U.S., Canada, Mexico trim World Cup bid host cities to 32
(Reuters) - A joint bid for the 2026 World Cup from the United States, Canada and Mexico unveiled a list of 32 potential host cities on Wednesday as the United Bid Committee moved onto the next stage of the process.
The United States has the most potential host venues with 25 followed by Canada with four and Mexico three.
The United Bid Committee said it had received applications from 41 cities and narrowed the list following a comprehensive review of the communities and facilities.
"As we move to the next stage of the bid process, we're even more confident we have everything needed to deliver the largest, most compelling FIFA World Cup in history and help accelerate the growth of soccer across North America and around the world," said United Bid Chairman Sunil Gulati in a statement.

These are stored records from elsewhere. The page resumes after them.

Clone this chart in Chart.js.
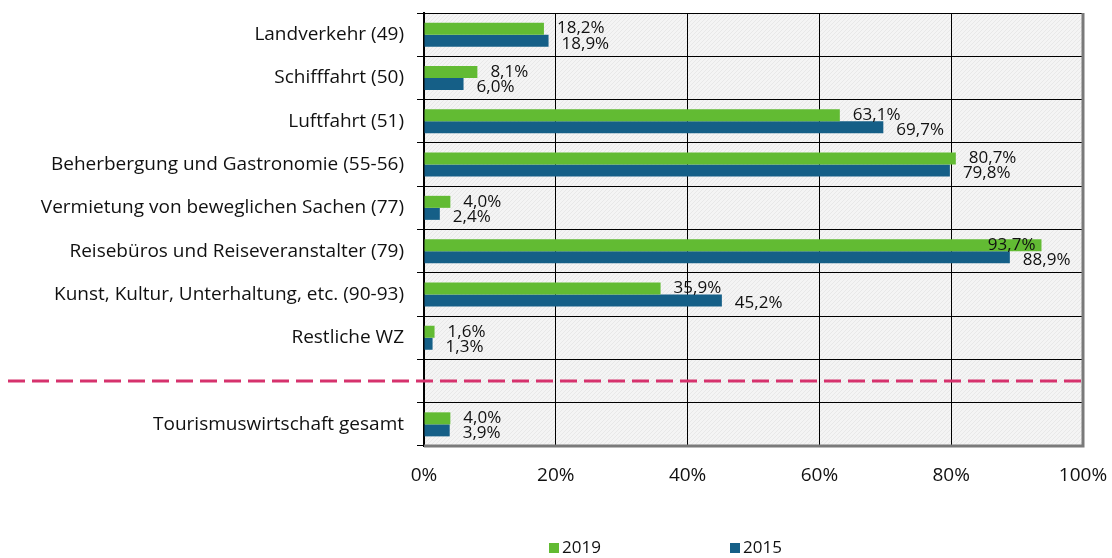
<!DOCTYPE html>
<html>
<head>
<meta charset="utf-8">
<script src="https://cdn.jsdelivr.net/npm/chart.js@4"></script>
<style>
  html, body { margin: 0; padding: 0; background: #fff; }
  #wrap { width: 1112px; height: 558px; }
</style>
</head>
<body>
<div id="wrap"><canvas id="chart" width="1112" height="558"></canvas></div>
<script>
const categories = [
    "Landverkehr (49)",
    "Schifffahrt (50)",
    "Luftfahrt (51)",
    "Beherbergung und Gastronomie (55-56)",
    "Vermietung von beweglichen Sachen (77)",
    "Reisebüros und Reiseveranstalter (79)",
    "Kunst, Kultur, Unterhaltung, etc. (90-93)",
    "Restliche WZ",
    "",
    "Tourismuswirtschaft gesamt"
];
const values2019 = [18.2, 8.1, 63.1, 80.7, 4.0, 93.7, 35.9, 1.6, null, 4.0];
const values2015 = [18.9, 6.0, 69.7, 79.8, 2.4, 88.9, 45.2, 1.3, null, 3.9];
const xTicks = [0, 20, 40, 60, 80, 100];
const separatorIndex = 8;  // empty row that holds the dashed line

const FONT = "'Open Sans', 'Noto Sans', sans-serif";
const TEXT = "#111";

// light hatched background of the plot area
function makePattern(ctx) {
    const c = document.createElement("canvas");
    c.width = 4; c.height = 4;
    const p = c.getContext("2d");
    p.fillStyle = "#f4f4f4";
    p.fillRect(0, 0, 4, 4);
    p.strokeStyle = "#e8e8e8";
    p.lineWidth = 1;
    p.beginPath();
    p.moveTo(0, 4); p.lineTo(4, 0);
    p.stroke();
    return ctx.createPattern(c, "repeat");
}

const backgroundPlugin = {
    id: "plotBackground",
    beforeDraw(chart) {
        const { ctx, chartArea: a } = chart;
        ctx.save();
        ctx.fillStyle = makePattern(ctx);
        ctx.fillRect(a.left, a.top, a.right - a.left, a.bottom - a.top);
        ctx.restore();
    }
};

const labelPlugin = {
    id: "valueLabels",
    afterDatasetsDraw(chart) {
        const { ctx, chartArea: a } = chart;
        ctx.save();
        ctx.font = "17px " + FONT;
        ctx.fillStyle = TEXT;
        ctx.textBaseline = "middle";
        chart.data.datasets.forEach((ds, di) => {
            chart.getDatasetMeta(di).data.forEach((bar, i) => {
                const v = ds.data[i];
                if (v === null) return;
                const text = v.toFixed(1).replace(".", ",") + "%";
                const w = ctx.measureText(text).width;
                const y = bar.y + (di === 0 ? 0 : 3);
                if (bar.x + 13 + w > a.right) {
                    ctx.textAlign = "right";
                    ctx.fillText(text, bar.x - 6, y);
                } else {
                    ctx.textAlign = "left";
                    ctx.fillText(text, bar.x + 13, y);
                }
            });
        });
        ctx.restore();
    }
};

const overlayPlugin = {
    id: "overlay",
    afterDraw(chart) {
        const { ctx, chartArea: a } = chart;
        const yScale = chart.scales.y;
        ctx.save();

        // grey frame on right and bottom
        ctx.strokeStyle = "#7a7a7a";
        ctx.lineWidth = 3;
        ctx.beginPath();
        ctx.moveTo(a.right, a.top);
        ctx.lineTo(a.right, a.bottom);
        ctx.lineTo(a.left, a.bottom);
        ctx.stroke();

        // dashed separator
        const ySep = yScale.getPixelForValue(separatorIndex);
        ctx.strokeStyle = "#d6326d";
        ctx.lineWidth = 3;
        ctx.setLineDash([17, 7]);
        ctx.beginPath();
        ctx.moveTo(8, ySep);
        ctx.lineTo(a.right, ySep);
        ctx.stroke();
        ctx.setLineDash([]);

        // legend
        ctx.font = "17px " + FONT;
        ctx.textBaseline = "middle";
        ctx.textAlign = "left";
        chart.data.datasets.forEach((ds, i) => {
            const x = 549 + i * 181;
            const y = 548;
            ctx.fillStyle = ds.backgroundColor;
            ctx.fillRect(x, y - 5, 10, 10);
            ctx.fillStyle = TEXT;
            ctx.fillText(ds.label, x + 13, y);
        });
        ctx.restore();
    }
};

new Chart(document.getElementById("chart"), {
    type: "bar",
    data: {
        labels: categories,
        datasets: [
            { label: "2019", data: values2019, backgroundColor: "#62bb33" },
            { label: "2015", data: values2015, backgroundColor: "#155f87" }
        ]
    },
    options: {
        indexAxis: "y",
        responsive: false,
        animation: false,
        devicePixelRatio: 1,
        categoryPercentage: 0.555,
        barPercentage: 1,
        layout: { padding: { top: 13, right: 29, left: 8, bottom: 0 } },
        plugins: {
            legend: { display: false },
            tooltip: { enabled: false }
        },
        scales: {
            x: {
                min: 0,
                max: 100,
                afterFit(scale) {
                    scale.height = 112;
                    scale.paddingLeft = 0;
                    scale.paddingRight = 0;
                },
                afterBuildTicks(scale) { scale.ticks = xTicks.map(v => ({ value: v })); },
                grid: { color: "#000", lineWidth: 1, drawTicks: false },
                border: { display: false },
                ticks: {
                    padding: 18,
                    color: TEXT,
                    font: { family: FONT, size: 19 },
                    callback: v => v + "%"
                }
            },
            y: {
                afterFit(scale) {
                    scale.width = 416;
                    scale.paddingTop = 0;
                    scale.paddingBottom = 0;
                },
                grid: { color: "#000", lineWidth: 1, tickLength: 7, offset: true },
                border: { color: "#000", width: 2 },
                ticks: {
                    padding: 13,
                    color: TEXT,
                    font: { family: FONT, size: 19 }
                }
            }
        }
    },
    plugins: [backgroundPlugin, labelPlugin, overlayPlugin]
});
</script>
</body>
</html>
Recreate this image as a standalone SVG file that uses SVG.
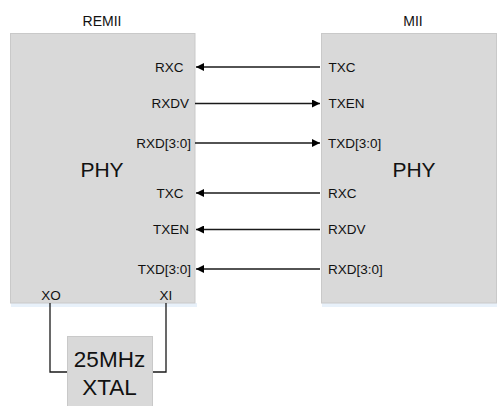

"We have a vision for growing the game and engaging fans as never before.
"Our biggest challenge will be finding ways to honour the enthusiasm of all the people across Canada, Mexico and the United States through the development of our united hosting concept."
The 2026 World Cup will be expanded to a 48-team format requiring an increase in first class venues and training facilities.
If the United Bid is selected by FIFA as the host at least 12 cities will be selected as venues for games.
Morocco is the only bid running against the joint proposal from the U.S., Canada and Mexico.
FIFA, world soccer's governing body, is scheduled to vote on the 2026 host at their 2018 Congress in Moscow.